How Little Women followed me into adulthood
My earliest memory of Little Women features an ailing swallow, a cardboard box, and my ultra-earnest seven-year-old self.

We found the bird limping in our yard and placed her in a makeshift cardboard nest. I padded it with grass that still lodged some ants (in case she got peckish).
I dragged out my Little Women tome and set up vigil, ready to comfort my newfound friend. The last thing I remember is the swallow chirping softly at measured intervals as I read her the adventures of the March girls.
This companionable moment remains one of my most wholesome childhood memories. Little Women would come to play a quiet but influential role in my hungry young attempts to make sense of my world. Alcott captured the lived experience of tween and teen girls with a gravity that could only come from the deepest empathy and respect.

Little Women marks a unique historical point when childhood had only recently been delineated as a protected period of innocence and play (which is still is not the case in many parts of the world).
Alcott pulls the reader in to contemplate the wide-ranging emotions of female adolescence — the creativity, the hope, the quickness to rage at betrayal and the equal swiftness of teenage forgiveness and affection.

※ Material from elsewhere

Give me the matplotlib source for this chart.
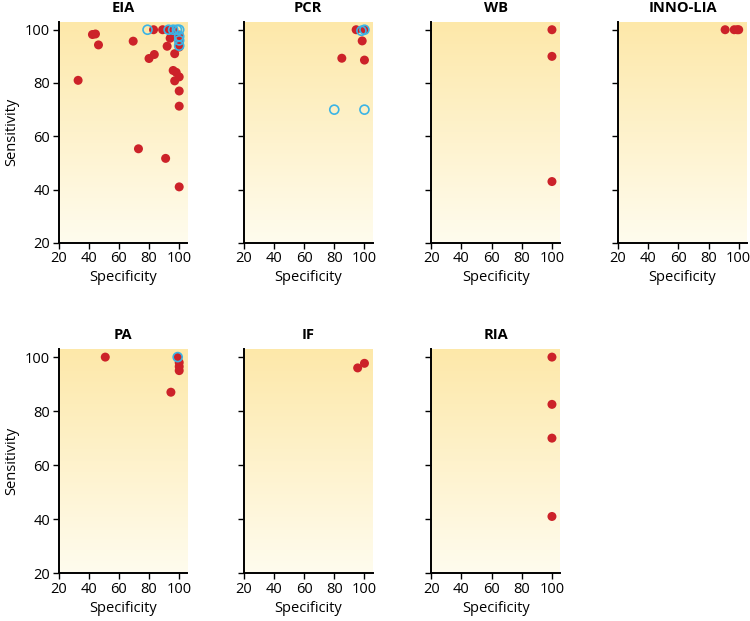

It has been years since I read Little Women. During my decades’ hiatus from the book, I feared revisiting the book, almost certain that fond memories would be deflated. I suspected Alcott would strike my adult self as peppy, moralizing, and sentimental.
I picked it up again recently, moved by nostalgia from the trailer for the most recent adaptation. I was surprised to find it has the power to soothe even my cynical Millennial soul.
How is this book so timeless?
For one thing, the moniker Little Women is completely apt. While the March girls exemplify the shared interiority of girlhood, they also show that adult problems are often encountered at young ages.
Jo and Meg are already wage-earning at monotonous, unsatisfying positions at the ages of fifteen and sixteen. Amy struggles with the bleak disciplinarity of her highschool classroom. Beth, the homemaker, is deeply affected by suffering and death around her. She in turn is fast-tracked into physical decline and death before she even leaves the house.
Alcott’s preoccupation with class also proved deeply appealing. In an era of increasing inequality, it was an unexpected comfort to see the March girls struggle with their apparent relative poverty and come to define themselves independently of their social calculus. While Amy, Jo, and Meg dealt with issues of self-esteem and carving their own places in the world, they each find reserves of personal strength and character to make the most of their respective lives.
Above all, Little Women has reminded me of the invaluable gift of self-love and respect in facing the often bewildering challenges of life as a woman today. Many of the issues Alcott’s troupe faced 160 years ago remain startlingly fresh and relevant now. Alcott’s confidence in the magnificence of women and their resourcefulness in overcoming daunting odds is not only timeless, it is — more importantly — catching.